Find the string "chart" in the data, then copy every line where it is found.

******

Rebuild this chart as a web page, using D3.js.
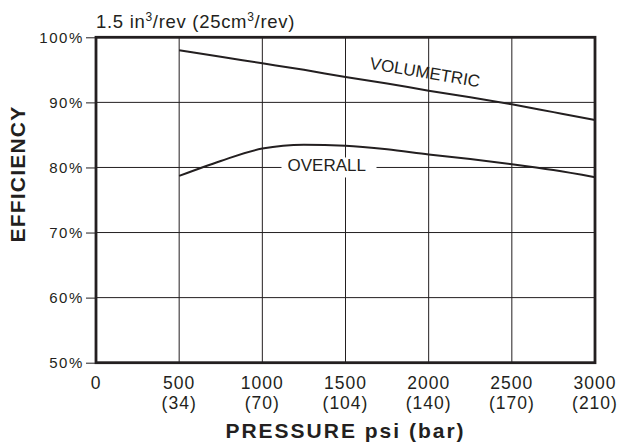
<!DOCTYPE html>
<html>
<head>
<meta charset="utf-8">
<script src="https://cdn.jsdelivr.net/npm/d3@7"></script>
<style>
  body { margin: 0; background: #fff; }
  text { font-family: "Liberation Sans", Arial, sans-serif; fill: #231f20; }
</style>
</head>
<body>
<div id="chart"></div>
<script>
// values
const pressure = [500, 750, 1000, 1250, 1500, 1750, 2000, 2250, 2500, 2750, 3000]
const volumetric = [98.0, 97.0, 96.0, 95.0, 93.9, 92.9, 91.8, 90.8, 89.7, 88.5, 87.3]
const overall = [78.7, 81.0, 82.9, 83.5, 83.35, 82.8, 82.0, 81.3, 80.5, 79.6, 78.5]

const psiTicks = [0, 500, 1000, 1500, 2000, 2500, 3000]
const barLabels = ["", "(34)", "(70)", "(104)", "(140)", "(170)", "(210)"]
const effTicks = [50, 60, 70, 80, 90, 100]

const width = 621
const height = 446
const ink = "#231f20"

let padding = {
    top: 37.3,
    right: 26,
    bottom: 83.3,
    left: 96,
}

const svg = d3.select("#chart")
    .append("svg")
    .attr("width", width)
    .attr("height", height)

const x = d3.scaleLinear()
    .domain([0, 3000])
    .range([padding.left, width - padding.right])

const y = d3.scaleLinear()
    .domain([50, 100])
    .range([height - padding.bottom, padding.top])

// grid
svg.append("g").attr("id", "grid-h")
    .selectAll("line")
    .data(effTicks.filter(d => d > 50 && d < 100))
    .enter()
    .append("line")
    .attr("x1", x(0)).attr("x2", x(3000))
    .attr("y1", d => y(d)).attr("y2", d => y(d))
    .attr("stroke", ink)
    .attr("stroke-width", 1)

svg.append("g").attr("id", "grid-v")
    .selectAll("line")
    .data(psiTicks.filter(d => d > 0 && d < 3000))
    .enter()
    .append("line")
    .attr("x1", d => x(d)).attr("x2", d => x(d))
    .attr("y1", y(50)).attr("y2", y(100))
    .attr("stroke", ink)
    .attr("stroke-width", 1)

// y axis
const yAxis = d3.axisLeft(y)
    .tickValues(effTicks)
    .tickSize(10)
    .tickPadding(2)
    .tickFormat(d => d + "%")

const yg = svg.append("g").attr("id", "y-axis")
    .attr("transform", `translate(${padding.left},0)`)
    .call(yAxis)
yg.select(".domain").remove()
yg.selectAll(".tick line").attr("stroke", ink)
yg.selectAll(".tick text")
    .attr("font-family", "Liberation Sans, Arial, sans-serif")
    .attr("font-size", 15)
    .attr("letter-spacing", 1.6)
    .attr("fill", ink)

// x axis labels (psi + bar)
const xg = svg.append("g").attr("id", "x-axis")
xg.selectAll(".psi")
    .data(psiTicks)
    .enter()
    .append("text")
    .attr("class", "psi")
    .attr("x", d => x(d))
    .attr("y", y(50) + 26)
    .attr("text-anchor", "middle")
    .attr("font-size", 17.5)
    .attr("letter-spacing", 1)
    .text(d => d)
xg.selectAll(".bar")
    .data(psiTicks)
    .enter()
    .append("text")
    .attr("class", "bar")
    .attr("x", d => x(d))
    .attr("y", y(50) + 46.5)
    .attr("text-anchor", "middle")
    .attr("font-size", 17.5)
    .attr("letter-spacing", 1)
    .text((d, i) => barLabels[i])

// frame
svg.append("rect")
    .attr("x", x(0)).attr("y", y(100))
    .attr("width", x(3000) - x(0))
    .attr("height", y(50) - y(100))
    .attr("fill", "none")
    .attr("stroke", ink)
    .attr("stroke-width", 2.8)

// curves
const line = d3.line()
    .x(d => x(d[0]))
    .y(d => y(d[1]))
    .curve(d3.curveMonotoneX)

svg.append("path")
    .datum(pressure.map((p, i) => [p, volumetric[i]]))
    .attr("d", line)
    .attr("fill", "none")
    .attr("stroke", ink)
    .attr("stroke-width", 2)

// OVERALL label sits on the 80% line with a white gap
svg.append("rect")
    .attr("x", 281.5).attr("y", y(80) - 10)
    .attr("width", 95).attr("height", 20)
    .attr("fill", "#fff")
svg.append("text")
    .attr("x", 287.5)
    .attr("y", y(80) + 4)
    .attr("font-size", 17)
    .text("OVERALL")

svg.append("path")
    .datum(pressure.map((p, i) => [p, overall[i]]))
    .attr("d", line)
    .attr("fill", "none")
    .attr("stroke", ink)
    .attr("stroke-width", 2)

svg.append("text")
    .attr("text-anchor", "middle")
    .attr("font-size", 17)
    .attr("transform", `translate(424,78) rotate(9.5)`)
    .text("VOLUMETRIC")

// titles
const title = svg.append("text")
    .attr("x", padding.left)
    .attr("y", 28)
    .attr("font-size", 18.5)
    .attr("letter-spacing", 0.7)
title.append("tspan").text("1.5 in")
title.append("tspan").attr("font-size", 12).attr("dy", -7).text("3")
title.append("tspan").attr("dy", 7).text("/rev (25cm")
title.append("tspan").attr("font-size", 12).attr("dy", -7).text("3")
title.append("tspan").attr("dy", 7).text("/rev)")

svg.append("text")
    .attr("x", (x(0) + x(3000)) / 2)
    .attr("y", 437.5)
    .attr("text-anchor", "middle")
    .attr("font-size", 21)
    .attr("font-weight", "bold")
    .attr("letter-spacing", 2)
    .text("PRESSURE psi (bar)")

svg.append("text")
    .attr("transform", "translate(25,174) rotate(-90)")
    .attr("text-anchor", "middle")
    .attr("font-size", 21)
    .attr("font-weight", "bold")
    .attr("letter-spacing", 1.2)
    .text("EFFICIENCY")
</script>
</body>
</html>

******

__RESULT FOR THIS TASK__:
Rebuild this chart as a web page, using D3.js.
<div id="chart"></div>
const svg = d3.select("#chart")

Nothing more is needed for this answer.